**WHAT YOU SHOULD DO**
Single out the lines that include the word "this". Copy them.

**LISTING**
+++

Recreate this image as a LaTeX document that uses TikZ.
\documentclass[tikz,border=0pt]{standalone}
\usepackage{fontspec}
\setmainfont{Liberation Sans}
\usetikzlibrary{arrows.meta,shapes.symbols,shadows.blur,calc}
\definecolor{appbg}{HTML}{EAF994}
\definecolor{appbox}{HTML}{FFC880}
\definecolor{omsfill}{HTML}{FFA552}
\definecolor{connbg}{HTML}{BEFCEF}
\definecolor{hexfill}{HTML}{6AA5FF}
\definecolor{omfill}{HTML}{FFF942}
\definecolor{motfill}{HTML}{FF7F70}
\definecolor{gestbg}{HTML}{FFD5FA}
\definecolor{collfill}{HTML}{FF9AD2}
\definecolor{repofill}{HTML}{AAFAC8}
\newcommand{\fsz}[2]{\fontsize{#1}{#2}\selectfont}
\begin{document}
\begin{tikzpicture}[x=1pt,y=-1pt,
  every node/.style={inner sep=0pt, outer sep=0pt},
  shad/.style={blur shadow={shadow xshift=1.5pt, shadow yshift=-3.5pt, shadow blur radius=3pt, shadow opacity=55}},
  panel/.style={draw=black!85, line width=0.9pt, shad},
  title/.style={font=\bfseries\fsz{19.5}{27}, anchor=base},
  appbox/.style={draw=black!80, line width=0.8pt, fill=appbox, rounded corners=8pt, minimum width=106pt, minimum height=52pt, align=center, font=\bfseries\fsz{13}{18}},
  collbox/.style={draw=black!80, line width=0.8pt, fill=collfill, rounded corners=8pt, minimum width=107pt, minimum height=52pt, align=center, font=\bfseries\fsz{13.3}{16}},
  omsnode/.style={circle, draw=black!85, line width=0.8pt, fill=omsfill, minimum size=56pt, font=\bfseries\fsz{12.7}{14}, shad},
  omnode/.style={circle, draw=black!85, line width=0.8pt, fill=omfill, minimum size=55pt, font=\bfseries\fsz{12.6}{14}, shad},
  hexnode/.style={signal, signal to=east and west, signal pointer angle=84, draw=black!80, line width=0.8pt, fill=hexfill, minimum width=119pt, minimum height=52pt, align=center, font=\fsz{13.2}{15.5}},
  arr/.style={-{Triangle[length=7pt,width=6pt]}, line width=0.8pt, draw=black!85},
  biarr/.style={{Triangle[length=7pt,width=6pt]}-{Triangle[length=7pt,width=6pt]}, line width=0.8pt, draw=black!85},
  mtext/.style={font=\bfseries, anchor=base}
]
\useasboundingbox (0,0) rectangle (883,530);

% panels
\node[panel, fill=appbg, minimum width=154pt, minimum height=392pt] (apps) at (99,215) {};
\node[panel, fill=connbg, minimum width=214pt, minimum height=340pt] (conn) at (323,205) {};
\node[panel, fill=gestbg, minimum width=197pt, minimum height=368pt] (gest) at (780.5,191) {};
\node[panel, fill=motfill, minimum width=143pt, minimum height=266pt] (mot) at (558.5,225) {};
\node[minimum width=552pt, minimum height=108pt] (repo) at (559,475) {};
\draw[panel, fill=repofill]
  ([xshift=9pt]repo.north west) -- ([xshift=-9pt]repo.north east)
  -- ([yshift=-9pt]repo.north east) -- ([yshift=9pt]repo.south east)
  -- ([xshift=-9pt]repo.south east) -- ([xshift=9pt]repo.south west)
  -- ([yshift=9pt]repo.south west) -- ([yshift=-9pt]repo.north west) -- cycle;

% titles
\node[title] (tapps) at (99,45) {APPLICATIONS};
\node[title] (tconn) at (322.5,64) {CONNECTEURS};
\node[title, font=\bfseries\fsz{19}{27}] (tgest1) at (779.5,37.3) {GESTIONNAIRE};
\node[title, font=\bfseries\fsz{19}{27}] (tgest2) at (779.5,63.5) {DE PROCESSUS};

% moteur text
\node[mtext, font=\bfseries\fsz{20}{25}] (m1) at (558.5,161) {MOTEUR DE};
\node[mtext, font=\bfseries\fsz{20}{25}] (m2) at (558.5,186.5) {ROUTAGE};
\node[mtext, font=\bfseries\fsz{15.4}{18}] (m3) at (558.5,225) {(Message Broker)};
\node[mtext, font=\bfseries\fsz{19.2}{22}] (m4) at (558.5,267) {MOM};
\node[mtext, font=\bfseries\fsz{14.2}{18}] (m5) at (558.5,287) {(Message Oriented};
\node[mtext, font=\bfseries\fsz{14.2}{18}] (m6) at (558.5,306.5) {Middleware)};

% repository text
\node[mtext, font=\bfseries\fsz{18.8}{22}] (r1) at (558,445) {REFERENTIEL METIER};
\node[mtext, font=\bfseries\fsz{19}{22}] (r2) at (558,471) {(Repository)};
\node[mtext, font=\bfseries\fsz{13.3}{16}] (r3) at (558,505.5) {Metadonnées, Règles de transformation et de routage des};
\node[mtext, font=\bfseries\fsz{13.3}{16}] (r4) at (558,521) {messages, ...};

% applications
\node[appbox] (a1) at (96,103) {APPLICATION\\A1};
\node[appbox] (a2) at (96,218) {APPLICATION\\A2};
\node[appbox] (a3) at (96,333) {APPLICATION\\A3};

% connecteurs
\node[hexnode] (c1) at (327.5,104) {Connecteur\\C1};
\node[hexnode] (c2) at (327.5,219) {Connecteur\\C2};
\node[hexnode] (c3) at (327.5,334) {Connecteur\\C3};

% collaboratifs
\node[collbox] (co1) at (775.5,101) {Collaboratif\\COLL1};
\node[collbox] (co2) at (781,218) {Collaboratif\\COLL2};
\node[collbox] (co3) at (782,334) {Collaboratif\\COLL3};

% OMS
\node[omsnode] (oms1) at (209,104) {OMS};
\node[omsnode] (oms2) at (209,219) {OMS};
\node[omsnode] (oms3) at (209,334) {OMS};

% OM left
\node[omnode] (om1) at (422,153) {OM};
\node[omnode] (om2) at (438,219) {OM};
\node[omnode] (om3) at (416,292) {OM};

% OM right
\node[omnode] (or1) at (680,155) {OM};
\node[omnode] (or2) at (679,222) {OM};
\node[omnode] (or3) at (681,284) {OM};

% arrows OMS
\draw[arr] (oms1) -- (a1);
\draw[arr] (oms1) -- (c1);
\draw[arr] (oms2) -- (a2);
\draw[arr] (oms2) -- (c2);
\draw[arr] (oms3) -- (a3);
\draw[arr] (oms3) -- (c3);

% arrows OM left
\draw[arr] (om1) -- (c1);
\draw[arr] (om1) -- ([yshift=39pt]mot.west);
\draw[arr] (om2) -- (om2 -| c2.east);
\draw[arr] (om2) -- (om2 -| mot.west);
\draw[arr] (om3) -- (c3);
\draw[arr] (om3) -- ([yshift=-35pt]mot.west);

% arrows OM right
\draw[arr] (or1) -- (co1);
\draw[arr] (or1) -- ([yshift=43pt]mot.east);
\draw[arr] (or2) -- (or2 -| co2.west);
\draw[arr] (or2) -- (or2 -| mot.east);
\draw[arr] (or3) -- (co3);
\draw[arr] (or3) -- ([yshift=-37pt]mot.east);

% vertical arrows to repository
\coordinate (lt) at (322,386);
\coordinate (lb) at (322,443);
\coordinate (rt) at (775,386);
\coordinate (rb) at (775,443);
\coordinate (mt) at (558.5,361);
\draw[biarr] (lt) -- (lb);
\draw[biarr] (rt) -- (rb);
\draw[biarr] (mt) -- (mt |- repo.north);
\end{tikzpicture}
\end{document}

+++

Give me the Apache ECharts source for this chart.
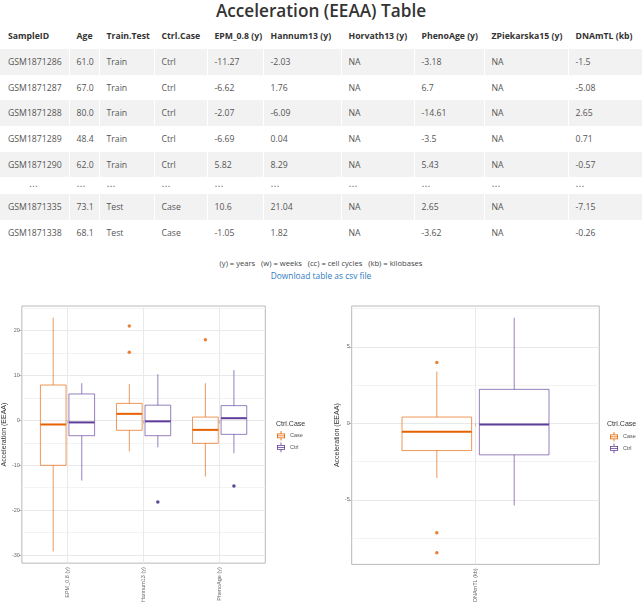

+++

**FINISHED EXERCISE**
Recreate this image as a LaTeX document that uses TikZ.
Give me the Apache ECharts source for this chart.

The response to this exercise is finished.